Content By Devops .com

Lightrun today announced it has made its namesake debugging tools available for applications deployed in on-premises IT environments that, for one reason or another, can’t be deployed on a cloud platform.

lan Peleg, CEO of Lightrun, said Lightrun is unique in that software teams can capture live production data from software installed on their customers’ sites via a set of command line interfaces (CLIs). That approach eliminates the need for the end customer to set up a separate environment to troubleshot an application, said Peleg.

Instead, software teams can troubleshoot their software without requiring on-site visits by support engineers or even a phone call, Peleg said.

Lightrun makes it possible to add logs, virtual “breakpoints” and metrics while an application is running. Those capabilities are critical because many applications are not fully instrumented. Lightrun makes it simpler to triage issues by adding a missing log line, instrumenting a new metric or taking a snapshot of an application as it runs in a production environment. Those capabilities make it possible to find bottlenecks and errors without requiring the application to stop running.
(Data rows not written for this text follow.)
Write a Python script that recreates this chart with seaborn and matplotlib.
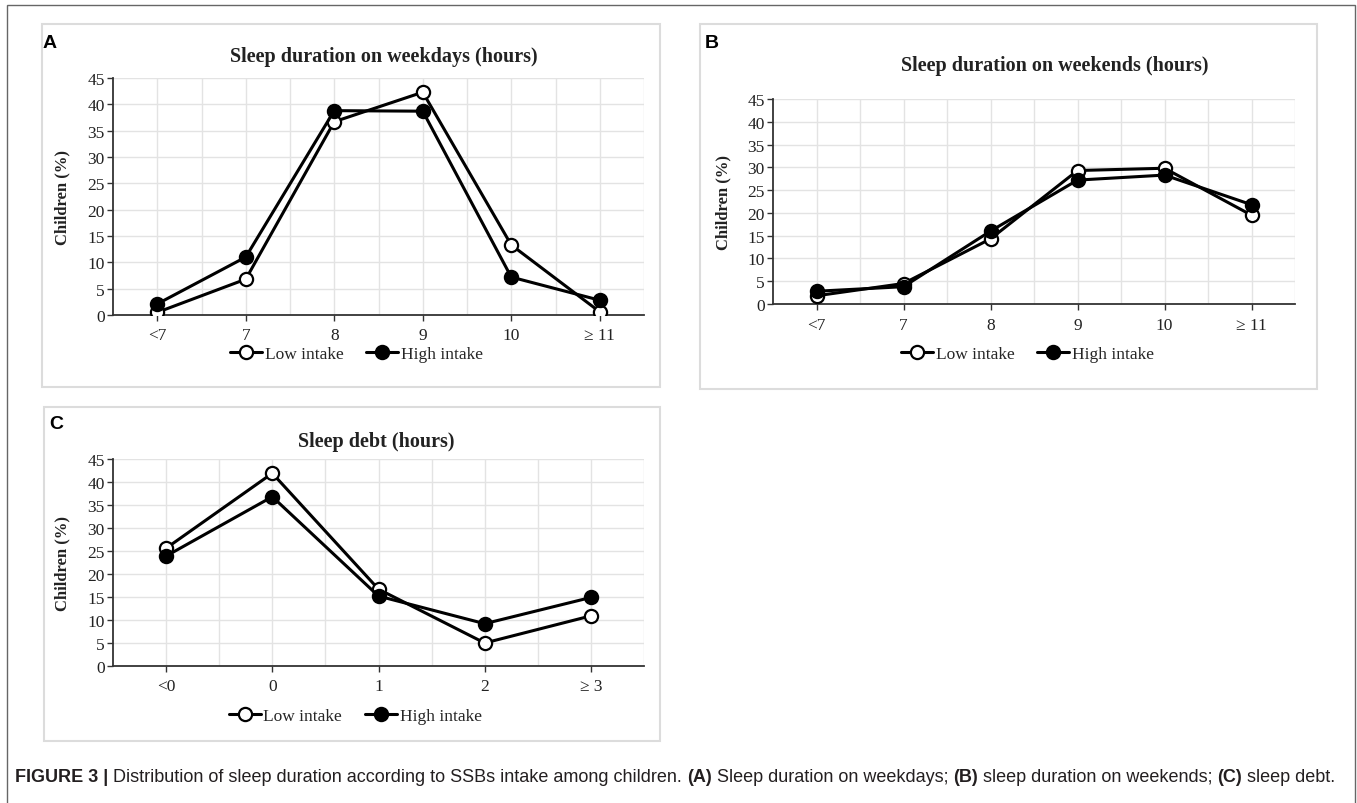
import pandas as pd
import seaborn as sns
import matplotlib.pyplot as plt
from matplotlib.patches import Rectangle
from matplotlib.lines import Line2D

sns.set_theme(style="white")
plt.rcParams['font.family'] = ['Liberation Serif', 'DejaVu Serif']

# data (% of children)
weekday_cats = ["<7", "7", "8", "9", "10", "\u2265 11"]
weekday_low = [0.5, 6.8, 36.7, 42.3, 13.3, 0.6]
weekday_high = [2.1, 11.0, 38.8, 38.7, 7.2, 2.8]

weekend_cats = ["<7", "7", "8", "9", "10", "\u2265 11"]
weekend_low = [1.8, 4.5, 14.3, 29.3, 29.8, 19.5]
weekend_high = [2.8, 3.8, 16.0, 27.2, 28.3, 21.8]

debt_cats = ["<0", "0", "1", "2", "\u2265 3"]
debt_low = [25.6, 41.9, 16.7, 5.0, 10.9]
debt_high = [23.9, 36.8, 15.2, 9.2, 14.9]

W, H = 1357, 804
fig = plt.figure(figsize=(W / 100, H / 100), dpi=100)


def px_box(x0, y0, x1, y1):
    return [x0 / W, 1 - y1 / H, (x1 - x0) / W, (y1 - y0) / H]


def frame(x0, y0, x1, y1, color, lw):
    fig.patches.append(Rectangle((x0 / W, 1 - y1 / H), (x1 - x0) / W, (y1 - y0) / H,
                                 transform=fig.transFigure, fill=False,
                                 edgecolor=color, linewidth=lw))


def panel(rect, cats, low, high, title, title_x, title_pad, ylab_x, leg_xy):
    ax = fig.add_axes(rect)
    df = pd.DataFrame({"cat": cats, "low": low, "high": high})
    sns.lineplot(data=df, x="cat", y="low", sort=False, ax=ax, color="black",
                 linewidth=2.2, marker="o", markersize=9.5, markerfacecolor="white",
                 markeredgecolor="black", markeredgewidth=1.6, zorder=3)
    sns.lineplot(data=df, x="cat", y="high", sort=False, ax=ax, color="black",
                 linewidth=2.2, marker="o", markersize=9.5, markerfacecolor="black",
                 markeredgecolor="black", markeredgewidth=1.6, zorder=4)
    n = len(cats)
    ax.set_xlim(-0.5, n - 0.5)
    ax.set_ylim(0, 45)
    ax.set_yticks(range(0, 46, 5))
    ax.set_xticks(range(n))
    ax.set_xticklabels(cats)
    for x in [i * 0.5 - 0.5 for i in range(1, 2 * n + 1)]:
        ax.axvline(x, color="#e3e3e3", linewidth=1, zorder=0)
    for y in range(5, 46, 5):
        ax.axhline(y, color="#e3e3e3", linewidth=1, zorder=0)
    for s in ["top", "right"]:
        ax.spines[s].set_visible(False)
    for s in ["left", "bottom"]:
        ax.spines[s].set_color("#333333")
        ax.spines[s].set_linewidth(1.3)
    ax.tick_params(axis="both", which="major", direction="out", length=4, width=1,
                   color="#333333", labelsize=12.5, labelcolor="#222222", pad=2,
                   left=True, bottom=True)
    ax.tick_params(axis="x", pad=5)
    ax.set_xlabel("")
    ax.set_ylabel("Children (%)", fontsize=12, fontweight="bold", color="#222222")
    ax.yaxis.set_label_coords(ylab_x, 0.5)
    ax.set_title(title, fontsize=14.5, fontweight="bold", color="#222222",
                 x=title_x, pad=title_pad)
    handles = [
        Line2D([], [], color="black", linewidth=2.2, marker="o", markersize=9.5,
               markerfacecolor="white", markeredgewidth=1.6),
        Line2D([], [], color="black", linewidth=2.2, marker="o", markersize=9.5,
               markerfacecolor="black", markeredgewidth=1.6),
    ]
    ax.legend(handles, ["Low intake", "High intake"], loc="center",
              bbox_to_anchor=leg_xy, ncol=2, frameon=False, fontsize=12.5,
              handlelength=1.85, handletextpad=0.15, columnspacing=1.3)
    return ax


# outer frame and panel boxes
frame(7, 6, 1355, 810, "#666666", 1.0)
frame(42, 25, 660, 388, "#dcdcdc", 1.5)
frame(700, 25, 1317, 390, "#dcdcdc", 1.5)
frame(44, 408, 660, 742, "#dcdcdc", 1.5)

panel(px_box(113, 79, 644, 316), weekday_cats, weekday_low, weekday_high,
      "Sleep duration on weekdays (hours)", 0.51, 12, -0.081, (0.458, -0.165))
panel(px_box(773, 100, 1295, 305), weekend_cats, weekend_low, weekend_high,
      "Sleep duration on weekends (hours)", 0.54, 21, -0.079, (0.487, -0.244))
panel(px_box(113, 460, 644, 667), debt_cats, debt_low, debt_high,
      "Sleep debt (hours)", 0.495, 9, -0.081, (0.456, -0.242))

sans = ['Liberation Sans', 'DejaVu Sans']
for lab, (x, y) in zip(["A", "B", "C"], [(50, 43), (712, 43), (56, 425)]):
    fig.text(x / W, 1 - y / H, lab, family=sans, fontsize=14, fontweight="bold",
             ha="center", va="center", color="black")

# caption with bold runs
caption = [
    ("FIGURE 3 |", True),
    (" Distribution of sleep duration according to SSBs intake among children. ", False),
    ("(A)", True),
    (" Sleep duration on weekdays; ", False),
    ("(B)", True),
    (" sleep duration on weekends; ", False),
    ("(C)", True),
    (" sleep debt.", False),
]
fig.canvas.draw()
renderer = fig.canvas.get_renderer()
x = 15 / W
for txt, bold in caption:
    t = fig.text(x, 1 - 778 / H, txt, family=sans, fontsize=13,
                 fontweight="bold" if bold else "normal", color="#231f20",
                 ha="left", va="center")
    bb = t.get_window_extent(renderer=renderer)
    x += bb.width / W

fig.savefig("out.png", dpi=100)
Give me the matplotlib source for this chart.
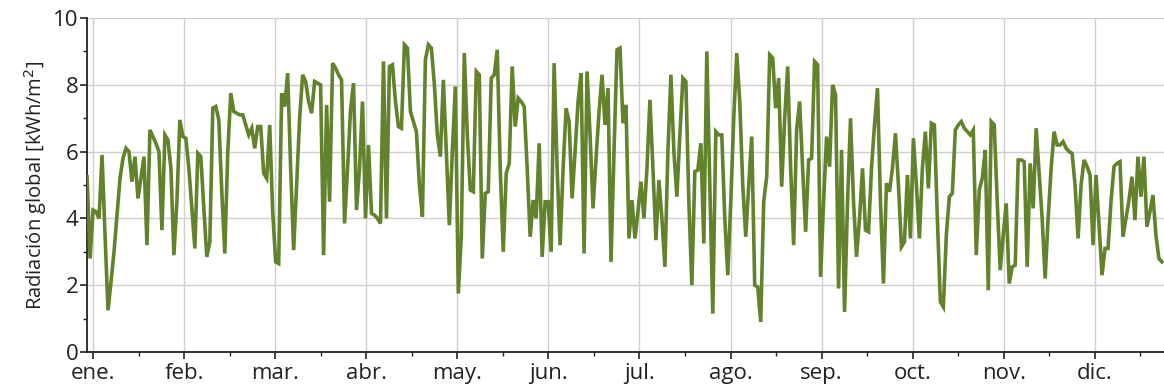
#!/usr/bin/env python3
# -*- coding: utf-8 -*-

"""
Daily global radiation over one year (kWh/m2), read off the reference chart.
"""

import numpy as np
import matplotlib.pyplot as plt

plt.rcParams['font.family'] = ['Open Sans', 'DejaVu Sans']

# DATA ########################################################################

month_labels = ["ene.", "feb.", "mar.", "abr.", "may.", "jun.",
                "jul.", "ago.", "sep.", "oct.", "nov.", "dic."]

# daily values, first point sits two days before the "ene." tick
rad_q1 = [5.25, 2.8, 4.25, 4.2, 4.0, 5.9, 3.5, 1.25, 2.1, 3.0,
          4.1, 5.2, 5.8, 6.1, 6.0, 5.1, 5.85, 4.6, 5.2, 5.85,
          3.2, 6.65, 6.45, 6.25, 6.0, 3.65, 6.5, 6.35, 5.5, 2.9,
          4.5, 6.95, 6.45, 6.4, 5.5, 4.3, 3.1, 5.95, 5.85, 4.3,
          2.85, 3.3, 7.3, 7.35, 6.95, 4.8, 2.95, 6.0, 7.75, 7.2,
          7.15, 7.1, 7.1, 6.8, 6.5, 6.7, 6.1, 6.75, 6.75, 5.35,
          5.2, 6.8, 4.2, 2.7, 2.65, 7.75, 7.35, 8.35, 5.5, 3.05,
          5.0, 7.0, 8.3, 8.1, 7.5, 7.15, 8.1, 8.05, 8.0, 2.9,
          7.4, 4.5, 8.65, 8.5, 8.3, 8.15, 3.85, 5.5, 7.25, 8.05]

rad_q2 = [4.25, 5.5, 7.5, 4.0, 6.2, 4.15, 4.1, 4.0, 3.85, 8.7,
          4.0, 8.55, 8.6, 7.5, 6.75, 6.7, 9.2, 9.1, 7.2, 6.9,
          6.6, 5.0, 4.05, 8.75, 9.2, 9.1, 8.0, 6.5, 5.85, 8.15,
          6.0, 3.8, 6.0, 7.95, 1.75, 3.5, 8.95, 6.5, 4.85, 4.8,
          8.4, 8.3, 2.8, 4.75, 4.8, 8.2, 8.3, 9.05, 5.5, 3.0,
          5.35, 5.65, 8.55, 6.75, 7.6, 7.5, 7.35, 5.5, 3.45, 4.55,
          4.0, 6.25, 2.85, 4.5, 4.5, 3.0, 8.65, 5.5, 3.2, 5.5,
          7.3, 6.9, 4.6, 6.0, 7.5, 8.35, 2.95, 8.4, 6.5, 4.3,
          5.8, 7.2, 8.3, 6.8, 7.9, 2.7, 6.0, 9.05, 9.1, 6.85]

rad_q3 = [7.4, 3.4, 4.55, 3.4, 4.2, 5.1, 4.0, 5.5, 7.55, 5.5,
          3.35, 5.15, 4.0, 2.55, 6.0, 8.3, 6.0, 4.65, 6.5, 8.2,
          8.1, 4.5, 2.0, 5.4, 5.45, 6.25, 3.25, 9.0, 5.0, 1.15,
          6.6, 6.5, 6.5, 4.0, 2.3, 4.5, 7.0, 8.95, 7.5, 5.0,
          3.45, 5.0, 6.45, 2.0, 1.95, 0.9, 4.5, 5.25, 8.9, 8.8,
          7.3, 8.2, 4.95, 7.0, 8.55, 5.5, 3.2, 6.65, 7.5, 5.5,
          3.6, 5.75, 5.8, 8.7, 8.6, 2.25, 4.5, 6.45, 5.55, 8.0,
          7.7, 1.9, 6.05, 1.2, 4.5, 7.0, 4.5, 2.85, 4.0, 5.5,
          3.65, 3.6, 5.5, 6.8, 7.9, 4.5, 2.05, 5.05, 4.8, 5.5]

rad_q4 = [6.55, 5.0, 3.15, 3.3, 5.3, 3.4, 6.4, 5.0, 3.4, 5.5,
          6.6, 4.9, 6.85, 6.8, 4.0, 1.5, 1.35, 3.5, 4.65, 4.75,
          6.65, 6.8, 6.9, 6.7, 6.6, 6.5, 6.65, 2.9, 4.85, 5.2,
          6.05, 1.85, 6.9, 6.8, 4.5, 2.45, 3.5, 4.45, 2.05, 2.55,
          2.6, 5.75, 5.75, 5.7, 2.55, 5.65, 4.3, 6.7, 5.35, 4.0,
          2.2, 4.0, 5.5, 6.6, 6.2, 6.2, 6.3, 6.1, 6.0, 5.95,
          5.0, 3.4, 5.0, 5.75, 5.55, 5.3, 3.2, 5.3, 3.8, 2.3,
          3.1, 3.1, 4.5, 5.55, 5.65, 5.7, 3.45, 4.0, 4.55, 5.25,
          3.95, 5.85, 4.65, 5.85, 3.75, 4.2, 4.7, 3.5, 2.8, 2.7]

radiation = np.array(rad_q1 + rad_q2 + rad_q3 + rad_q4)
days = np.arange(len(radiation)) - 2

# PLOT ########################################################################

fig = plt.figure(figsize=(11.64, 3.92), dpi=100)
ax = fig.add_axes([0.0748, 0.102, 0.9252, 0.852])

ax.plot(days, radiation, color='#62822c', linewidth=2.6,
        solid_joinstyle='miter', zorder=3)

month_len = 365 / 12
month_ticks = np.arange(12) * month_len
ax.set_xticks(month_ticks)
ax.set_xticklabels(month_labels)
ax.set_xticks(month_ticks + month_len / 2, minor=True)
ax.set_xlim(-2, 357.7)

ax.set_ylim(0, 10)
ax.set_yticks(np.arange(0, 11, 2))
ax.set_yticks(np.arange(1, 10, 2), minor=True)

ax.grid(True, which='major', color='#cfcfcf', linewidth=1.0, zorder=0)

for side in ['top', 'right']:
    ax.spines[side].set_visible(False)
for side in ['left', 'bottom']:
    ax.spines[side].set_color('#222222')
    ax.spines[side].set_linewidth(1.3)

ax.tick_params(which='major', direction='out', length=5, width=1.2,
               colors='#222222', labelsize=16, pad=1)
ax.tick_params(which='minor', direction='out', length=3, width=1.0,
               colors='#222222')
ax.tick_params(axis='x', which='major', pad=3)

ax.set_ylabel("Radiación global [kWh/m$^2$]", fontsize=14.5, color='#222222',
              labelpad=3)

# SAVE FILE ###################################################################

plt.savefig("out.png", dpi=100)
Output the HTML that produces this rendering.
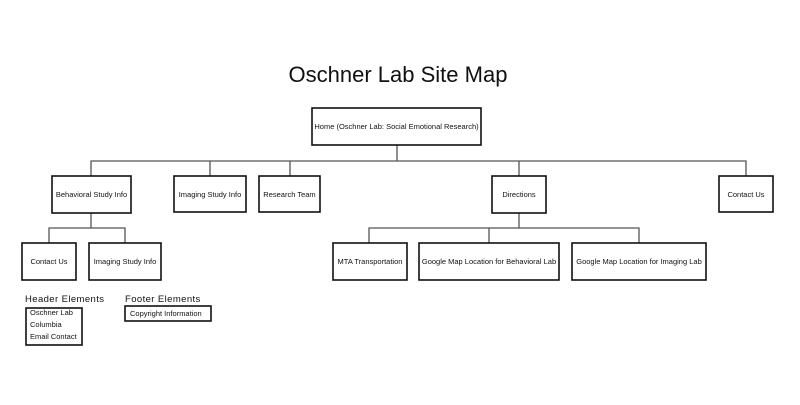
<!DOCTYPE html>
<html><head><style>
body{margin:0;background:#fff;}
svg text{font-family:"Liberation Sans",sans-serif;fill:#111;}
</style></head><body>
<svg width="800" height="400" xmlns="http://www.w3.org/2000/svg">
<text x="398" y="82" font-size="22" text-anchor="middle">Oschner Lab Site Map</text>
<g stroke="#555" stroke-width="1.3" fill="none">
<path d="M397 145V161M91 176V161H746V176M210 161V176M290 161V176M519 161V176"/>
<path d="M91 213V228M49 243V228H125V243"/>
<path d="M519 213V228M369 243V228H639V243M489 228V243"/>
</g>
<g stroke="#111" stroke-width="1.6" fill="#fff">
<rect x="312" y="108" width="169" height="37"/>
<rect x="52" y="176" width="79" height="37"/>
<rect x="174" y="176" width="72" height="36"/>
<rect x="259" y="176" width="61" height="36"/>
<rect x="492" y="176" width="54" height="37"/>
<rect x="719" y="176" width="54" height="36"/>
<rect x="22" y="243" width="54" height="37"/>
<rect x="89" y="243" width="72" height="37"/>
<rect x="333" y="243" width="74" height="37"/>
<rect x="419" y="243" width="140" height="37"/>
<rect x="572" y="243" width="134" height="37"/>
<rect x="26" y="308" width="56" height="37"/>
<rect x="125" y="306" width="86" height="15"/>
</g>
<g font-size="7.5" text-anchor="middle">
<text x="396.5" y="129">Home (Oschner Lab: Social Emotional Research)</text>
<text x="91.5" y="197">Behavioral Study Info</text>
<text x="210" y="197">Imaging Study Info</text>
<text x="289.5" y="197">Research Team</text>
<text x="519" y="197">Directions</text>
<text x="746" y="197">Contact Us</text>
<text x="49" y="264">Contact Us</text>
<text x="125" y="264">Imaging Study Info</text>
<text x="370" y="264">MTA Transportation</text>
<text x="489" y="264">Google Map Location for Behavioral Lab</text>
<text x="639" y="264">Google Map Location for Imaging Lab</text>
</g>
<g font-size="7.5">
<text x="30" y="315">Oschner Lab</text>
<text x="30" y="327">Columbia</text>
<text x="30" y="339">Email Contact</text>
<text x="130" y="316">Copyright Information</text>
</g>
<g font-size="9.5" letter-spacing="0.4">
<text x="25" y="302">Header Elements</text>
<text x="125" y="302">Footer Elements</text>
</g>
</svg>
</body></html>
The performance impacts of Lightrun range from tens to hundreds of microseconds per invocation to minimize overhead, Peleg said.

In general, Peleg said, debugging applications is becoming more challenging. Monolithic applications continue to grow in size while emerging microservices-based applications have dependencies that make them challenging to debug. Many organizations are employing application performance management (APM) platforms and other observability tools to try and address these issues. However, those platforms require IT teams to continuously collect data, and even then there is no guarantee the insights needed to troubleshoot an application will be surfaced. Lightrun, conversely, makes it possible for developers to troubleshoot an application and capture the metrics needed in real-time. That data can then be shared with an APM platform to make it easier to address similar issues if required, Peleg said.

As developers become more accountable for application performance, many of them are not going to want to employ the same tools and processes that IT operations teams have historically relied on. Lightrun provides a lighter-weight approach to troubleshooting applications, within the context of a DevOps workflow, that doesn’t require as much overhead, said Peleg.

Although observability is a core DevOps principle, many organizations have been unable to achieve it in a meaningful way. There is no shortage of tools for monitoring IT environments, but correlating all the data those tools generate is problematic. It’s not uncommon for organizations to spend weeks trying to identify the source of an issue that only takes a few minutes to fix. Now that developers are assuming more responsibility for managing the entire lifecycle of an application it is likely different approaches to achieving observability will be considered.

In the meantime, as the number of applications deployed in production environments continues to increase, different approaches to debugging software will be required. Otherwise, at the current rate of deployment, it won’t be long before developers find themselves spending most of their time debugging existing applications, versus actually writing new code.